- Directed by: Marcus Mittermeier
- Written by: Jan Henrik Stahlberg
- Produced by: Martin Lehwald
- Starring: Jan Henrik Stahlberg Fritz Roth Wanda Perdelwitz
- Music by: Phirefones Julian Boyd
- Distributed by: X Verleih AG [de] (through Warner Bros.)
- Release date: 2004;
- Running time: 89 minutes
- Country: Germany
- Language: German

= Muxmäuschenstill =

Muxmäuschenstill is a 2004 German black comedy, mockumentary film directed by Marcus Mittermeier, written by Jan Henrik Stahlberg. The film follows a former Philosophy student turned vigilante named Mux (Stahlberg), from Berlin, who wants to right the injustices of the world in his own unique way.

==Plot summary==
Mux's main motivation is an intense desire to bring justice to rapists, thieves, and vandals in his own way, documenting all his actions through a camcorder held by his colleague Gerd, a somewhat simple-minded former long-term unemployed man in his fifties. Through his accidental involvement in a domestic murder case, he eventually attracts a great deal of media attention, allowing him to expand his operation to a nationwide affair and effectively becoming a crime-fighting entrepreneur. However, his inability to cope with the flawed nature of the human condition proves to be his downfall, as he shoots his girlfriend Kira after discovering that she cheated on him. After a suicide attempt and a hasty burial, Mux hands ownership of his company off to an employee and flees to Italy, taking Gerd with him, as he is a witness to his murder of Kira. Mux dies soon after, getting run over while stepping in the way of a speeding car.

== Critical Review ==
Although being an uncommon film, Muxmäuschenstill has been seen as a continuation of Utopianism and violence in German films.

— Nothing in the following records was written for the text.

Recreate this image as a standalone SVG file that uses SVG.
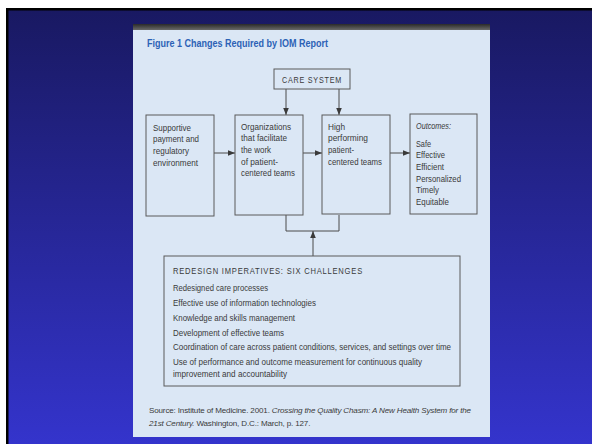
<svg xmlns="http://www.w3.org/2000/svg" width="592" height="444" viewBox="0 0 592 444">
<defs>
<linearGradient id="bg" x1="0" y1="0" x2="0" y2="1">
<stop offset="0" stop-color="#191962"/>
<stop offset="1" stop-color="#3434cc"/>
</linearGradient>
<linearGradient id="bar" x1="0" y1="0" x2="0" y2="1">
<stop offset="0" stop-color="#2a2a2a"/>
<stop offset="1" stop-color="#6a6a6a"/>
</linearGradient>
<marker id="ah" viewBox="0 0 10 10" refX="10" refY="5" markerWidth="7" markerHeight="7" orient="auto" markerUnits="userSpaceOnUse">
<path d="M0,1 L10,5 L0,9 Z" fill="#3a3a3a"/>
</marker>
<style>
.box{fill:none;stroke:#5a5a5a;stroke-width:1}
.ln{fill:none;stroke:#4a4a4a;stroke-width:1}
.t{font-family:"Liberation Sans",Arial,sans-serif;font-size:9.4px;fill:#3a3a3a}
.r{font-family:"Liberation Sans",Arial,sans-serif;font-size:9.3px;fill:#3a3a3a}
.caps{font-family:"Liberation Sans",Arial,sans-serif;font-size:9.6px;fill:#3a3a3a;letter-spacing:1px}
.title{font-family:"Liberation Sans",Arial,sans-serif;font-size:11.5px;font-weight:bold;fill:#2c62b5}
.src{font-family:"Liberation Sans",Arial,sans-serif;font-size:8.05px;letter-spacing:-0.15px;fill:#3a3a3a}
</style>
</defs>
<rect width="592" height="444" fill="#ffffff"/>
<rect x="6" y="8" width="586" height="436" fill="#000000"/>
<rect x="8.5" y="10.5" width="583.5" height="433.5" fill="url(#bg)"/>
<rect x="133" y="24" width="357" height="413" fill="#dbe7f5"/>
<rect x="133" y="24" width="357" height="6" fill="url(#bar)"/>
<text class="title" x="147" y="47" textLength="181" lengthAdjust="spacingAndGlyphs">Figure 1  Changes Required by IOM Report</text>

<g id="connectors">
<line class="ln" x1="286" y1="89" x2="286" y2="115" marker-end="url(#ah)"/>
<line class="ln" x1="339" y1="89" x2="339" y2="115" marker-end="url(#ah)"/>
<line class="ln" x1="214" y1="153" x2="235" y2="153" marker-end="url(#ah)"/>
<line class="ln" x1="303" y1="153" x2="322" y2="153" marker-end="url(#ah)"/>
<line class="ln" x1="390" y1="153" x2="410" y2="153" marker-end="url(#ah)"/>
<polyline class="ln" points="286,215 286,231 339,231 339,215"/>
<line class="ln" x1="313" y1="256" x2="313" y2="231" marker-end="url(#ah)"/>
</g>

<g id="care-system">
<rect class="box" x="274" y="69" width="76" height="20"/>
<text class="caps" x="282" y="82.5" textLength="60" lengthAdjust="spacingAndGlyphs">CARE SYSTEM</text>
</g>

<g id="supportive">
<rect class="box" x="146" y="115" width="68" height="101"/>
<text class="t" x="153" y="130.5" textLength="38" lengthAdjust="spacingAndGlyphs">Supportive</text>
<text class="t" x="153" y="142.2" textLength="46" lengthAdjust="spacingAndGlyphs">payment and</text>
<text class="t" x="153" y="153.9" textLength="36" lengthAdjust="spacingAndGlyphs">regulatory</text>
<text class="t" x="153" y="165.6" textLength="45" lengthAdjust="spacingAndGlyphs">environment</text>
</g>

<g id="organizations">
<rect class="box" x="235" y="115" width="68" height="100"/>
<text class="t" x="241" y="129.5" textLength="50" lengthAdjust="spacingAndGlyphs">Organizations</text>
<text class="t" x="241" y="141.2" textLength="46" lengthAdjust="spacingAndGlyphs">that facilitate</text>
<text class="t" x="241" y="152.9" textLength="30" lengthAdjust="spacingAndGlyphs">the work</text>
<text class="t" x="241" y="164.6" textLength="37" lengthAdjust="spacingAndGlyphs">of patient-</text>
<text class="t" x="241" y="176.3" textLength="54" lengthAdjust="spacingAndGlyphs">centered teams</text>
</g>

<g id="high-performing">
<rect class="box" x="322" y="115" width="68" height="99"/>
<text class="t" x="328" y="129.5" textLength="17" lengthAdjust="spacingAndGlyphs">High</text>
<text class="t" x="328" y="141.2" textLength="40" lengthAdjust="spacingAndGlyphs">performing</text>
<text class="t" x="328" y="152.9" textLength="26" lengthAdjust="spacingAndGlyphs">patient-</text>
<text class="t" x="328" y="164.6" textLength="54" lengthAdjust="spacingAndGlyphs">centered teams</text>
</g>

<g id="outcomes">
<rect class="box" x="410" y="114" width="67" height="100"/>
<text class="t" x="416" y="128.5" font-style="italic" textLength="35" lengthAdjust="spacingAndGlyphs">Outcomes:</text>
<text class="t" x="416" y="146.5" textLength="15" lengthAdjust="spacingAndGlyphs">Safe</text>
<text class="t" x="416" y="158.2" textLength="29" lengthAdjust="spacingAndGlyphs">Effective</text>
<text class="t" x="416" y="169.9" textLength="28" lengthAdjust="spacingAndGlyphs">Efficient</text>
<text class="t" x="416" y="181.6" textLength="45" lengthAdjust="spacingAndGlyphs">Personalized</text>
<text class="t" x="416" y="193.3" textLength="23" lengthAdjust="spacingAndGlyphs">Timely</text>
<text class="t" x="416" y="205" textLength="33" lengthAdjust="spacingAndGlyphs">Equitable</text>
</g>

<g id="redesign">
<rect class="box" x="164" y="256" width="296" height="130"/>
<text class="caps" x="173" y="273.5" textLength="190" lengthAdjust="spacingAndGlyphs">REDESIGN IMPERATIVES: SIX CHALLENGES</text>
<text class="r" x="173" y="291" textLength="95" lengthAdjust="spacingAndGlyphs">Redesigned care processes</text>
<text class="r" x="173" y="306" textLength="143" lengthAdjust="spacingAndGlyphs">Effective use of information technologies</text>
<text class="r" x="173" y="321" textLength="122" lengthAdjust="spacingAndGlyphs">Knowledge and skills management</text>
<text class="r" x="173" y="335.5" textLength="111" lengthAdjust="spacingAndGlyphs">Development of effective teams</text>
<text class="r" x="173" y="350" textLength="278" lengthAdjust="spacingAndGlyphs">Coordination of care across patient conditions, services, and settings over time</text>
<text class="r" x="173" y="365" textLength="249" lengthAdjust="spacingAndGlyphs">Use of performance and outcome measurement for continuous quality</text>
<text class="r" x="173" y="377" textLength="114" lengthAdjust="spacingAndGlyphs">improvement and accountability</text>
</g>

<text class="src" x="149" y="412.5">Source: Institute of Medicine. 2001. <tspan font-style="italic">Crossing the Quality Chasm: A New Health System for the</tspan></text>
<text class="src" x="149" y="425.5"><tspan font-style="italic">21st Century.</tspan> Washington, D.C.: March, p. 127.</text>
</svg>
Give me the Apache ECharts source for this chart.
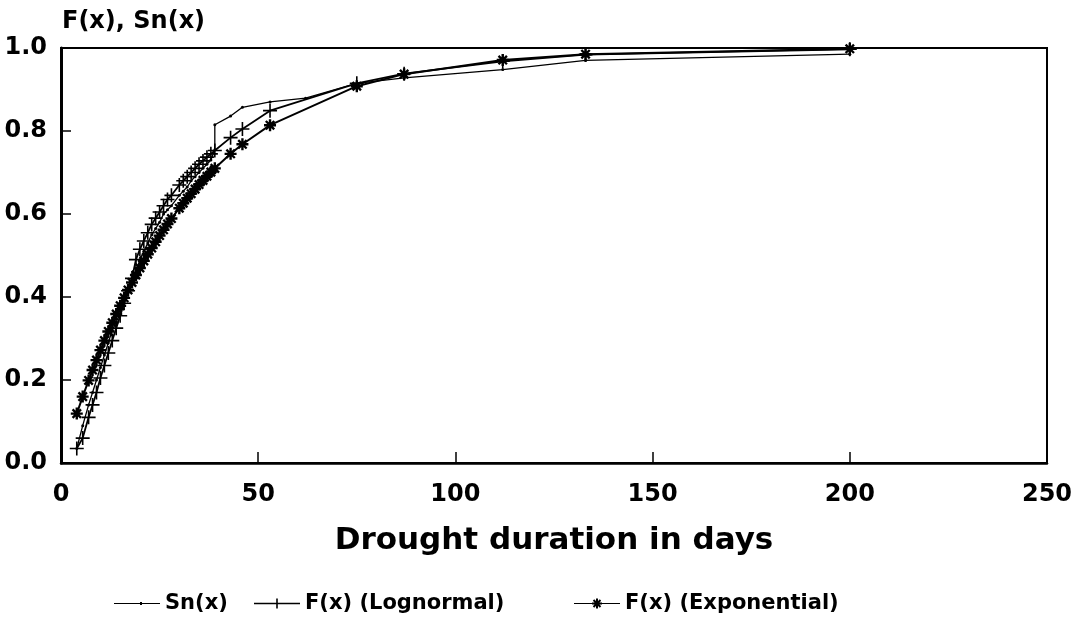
<!DOCTYPE html>
<html>
<head>
<meta charset="utf-8">
<script src="https://cdn.jsdelivr.net/npm/echarts@6/dist/echarts.min.js"></script>
<style>
html,body{margin:0;padding:0;background:#fff;}
#chart{width:1083px;height:626px;}
</style>
</head>
<body>
<div id="chart"></div>
<script>
// Durations (days) at which the fitted CDFs are plotted
const durations = [4, 5.5, 7, 8, 9, 10, 11, 12, 13, 14, 15, 16, 17, 18, 19, 20, 21, 22, 23, 24, 25, 26, 27, 28, 30, 31, 32, 33, 34, 35, 36, 37, 38, 39, 43, 46, 53, 75, 87, 112, 133, 200];
// F(x) Lognormal
const lognormalF = [0.035, 0.06, 0.11, 0.14, 0.17, 0.205, 0.235, 0.265, 0.295, 0.325, 0.355, 0.385, 0.415, 0.445, 0.49, 0.515, 0.535, 0.555, 0.575, 0.59, 0.605, 0.62, 0.635, 0.645, 0.67, 0.68, 0.69, 0.70, 0.71, 0.72, 0.728, 0.737, 0.745, 0.753, 0.784, 0.805, 0.849, 0.915, 0.938, 0.968, 0.984, 0.997];
// F(x) Exponential
const exponentialF = [0.119, 0.16, 0.199, 0.224, 0.248, 0.272, 0.295, 0.317, 0.338, 0.359, 0.379, 0.398, 0.417, 0.435, 0.453, 0.47, 0.487, 0.503, 0.518, 0.533, 0.548, 0.562, 0.576, 0.589, 0.614, 0.626, 0.638, 0.649, 0.66, 0.671, 0.681, 0.691, 0.701, 0.71, 0.745, 0.768, 0.814, 0.908, 0.937, 0.971, 0.985, 0.998];
// Empirical Sn(x)
const snX = [4, 5.5, 7, 8, 9, 10, 11, 12, 13, 14, 15, 16, 17, 18, 19, 20, 21, 22, 23, 24, 25, 26, 27, 28, 30, 31, 32, 33, 34, 35, 36, 37, 38, 39, 39, 43, 46, 53, 62, 75, 87, 112, 133, 200];
const snY = [0.035, 0.09, 0.14, 0.17, 0.2, 0.23, 0.26, 0.29, 0.32, 0.34, 0.36, 0.39, 0.41, 0.43, 0.46, 0.49, 0.51, 0.53, 0.55, 0.565, 0.58, 0.6, 0.61, 0.62, 0.645, 0.655, 0.665, 0.68, 0.69, 0.70, 0.71, 0.72, 0.73, 0.755, 0.815, 0.836, 0.857, 0.87, 0.879, 0.915, 0.928, 0.948, 0.97, 0.985];

const seriesNames = ['Sn(x)', 'F(x) (Lognormal)', 'F(x) (Exponential)'];
const yAxisTitle = 'F(x), Sn(x)';
const xAxisTitle = 'Drought duration in days';

const FONT = 'DejaVu Sans';
const PLUS = 'path://M-0.8,-7 L0.8,-7 L0.8,-0.8 L7,-0.8 L7,0.8 L0.8,0.8 L0.8,7 L-0.8,7 L-0.8,0.8 L-7,0.8 L-7,-0.8 L-0.8,-0.8 Z';
const STAR = 'path://M-5,-1 L5,-1 L5,1 L-5,1 Z M-1,-5 L1,-5 L1,5 L-1,5 Z M-4.2,-2.8 L-2.8,-4.2 L4.2,2.8 L2.8,4.2 Z M2.8,-4.2 L4.2,-2.8 L-2.8,4.2 L-4.2,2.8 Z';
const SN_ICON = 'path://M0,6.5 L46,6.5 L46,7.5 L0,7.5 Z M26,5.5 L28,5.5 L28,8.5 L26,8.5 Z';
const PLUS_ICON = 'path://M0,6.3 L22.2,6.3 L22.2,2 L23.8,2 L23.8,6.3 L46,6.3 L46,7.7 L23.8,7.7 L23.8,12 L22.2,12 L22.2,7.7 L0,7.7 Z';
const STAR_ICON = 'path://M0,6.4 L46,6.4 L46,7.6 L0,7.6 Z M18,6 L28,6 L28,8 L18,8 Z M22,2 L24,2 L24,12 L22,12 Z M18.8,4.2 L20.2,2.8 L27.2,9.8 L25.8,11.2 Z M25.8,2.8 L27.2,4.2 L20.2,11.2 L18.8,9.8 Z';

const pair = (xs, ys) => xs.map((x, i) => [x, ys[i]]);

const chart = echarts.init(document.getElementById('chart'), null, {renderer: 'canvas'});
const legendBase = {
  top: 588, itemWidth: 46, itemHeight: 14, itemGap: 0,
  textStyle: {fontFamily: FONT, fontWeight: 'bold', fontSize: 21, color: '#000'}
};
chart.setOption({
  animation: false,
  backgroundColor: '#fff',
  title: {
    text: yAxisTitle, left: 57, top: 5,
    textStyle: {fontFamily: FONT, fontWeight: 'bold', fontSize: 24, color: '#000'}
  },
  grid: {left: 61, right: 36, top: 48, bottom: 163, show: true, borderColor: '#000', borderWidth: 2, backgroundColor: 'transparent'},
  legend: [
    Object.assign({}, legendBase, {data: [{name: seriesNames[0], icon: SN_ICON}], left: 109}),
    Object.assign({}, legendBase, {data: [{name: seriesNames[1], icon: PLUS_ICON}], left: 249}),
    Object.assign({}, legendBase, {data: [{name: seriesNames[2], icon: STAR_ICON}], left: 569})
  ],
  xAxis: {
    type: 'value', min: 0, max: 250, interval: 50,
    name: xAxisTitle, nameLocation: 'middle', nameGap: 62,
    nameTextStyle: {fontFamily: FONT, fontWeight: 'bold', fontSize: 31, color: '#000'},
    axisLine: {lineStyle: {color: '#000', width: 2.5}},
    axisTick: {inside: true, length: 11, lineStyle: {color: '#000', width: 1.5}},
    axisLabel: {fontFamily: FONT, fontWeight: 'bold', fontSize: 24, color: '#000', margin: 20},
    splitLine: {show: false}
  },
  yAxis: {
    type: 'value', min: 0, max: 1, interval: 0.2,
    axisLine: {show: true, lineStyle: {color: '#000', width: 3}},
    axisTick: {show: true, inside: true, length: 10, lineStyle: {color: '#000', width: 1.5}},
    axisLabel: {fontFamily: FONT, fontWeight: 'bold', fontSize: 24, color: '#000', margin: 14,
      formatter: v => v.toFixed(1)},
    splitLine: {show: false}
  },
  series: [
    {
      name: seriesNames[0], type: 'line', data: pair(snX, snY),
      symbol: 'circle', symbolSize: 3, showSymbol: true,
      lineStyle: {color: '#000', width: 1.3}, itemStyle: {color: '#000'}
    },
    {
      name: seriesNames[1], type: 'line', data: pair(durations, lognormalF),
      symbol: PLUS, symbolSize: 14, showSymbol: true,
      lineStyle: {color: '#000', width: 1.8}, itemStyle: {color: '#000'}
    },
    {
      name: seriesNames[2], type: 'line', data: pair(durations, exponentialF),
      symbol: STAR, symbolSize: 12, showSymbol: true,
      lineStyle: {color: '#000', width: 2}, itemStyle: {color: '#000'}
    }
  ]
});
</script>
</body>
</html>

With its Creative chaos characteristic, Muxmäuschenstill portrays a protest of the loss of utopian dreams. Muxmäuschenstill is a black comedy, so academics have explained why Muxmäuschenstill wants to portray certain dark and gloomy scenes as funny and harmless. Both German and English film scholars have attempted to decode the meaning of Muxmäuschenstills black humor, but a consensus has not been reached. Because a consensus has not been reached, scholars have credited the most logical explanation for why Muxmäuschenstill has showcased black comedy is to highlight a certain point of German society that the film makers think is important to take a closer look at. This closer look is meant to bring more awareness to the situation and to further a discussion of ways the German society can improve.

==Awards==
The film won the Max-Ophüls-Preis 2004 in four categories and was nominated for the Bundesfilmpreis 2004 in the category "Best film".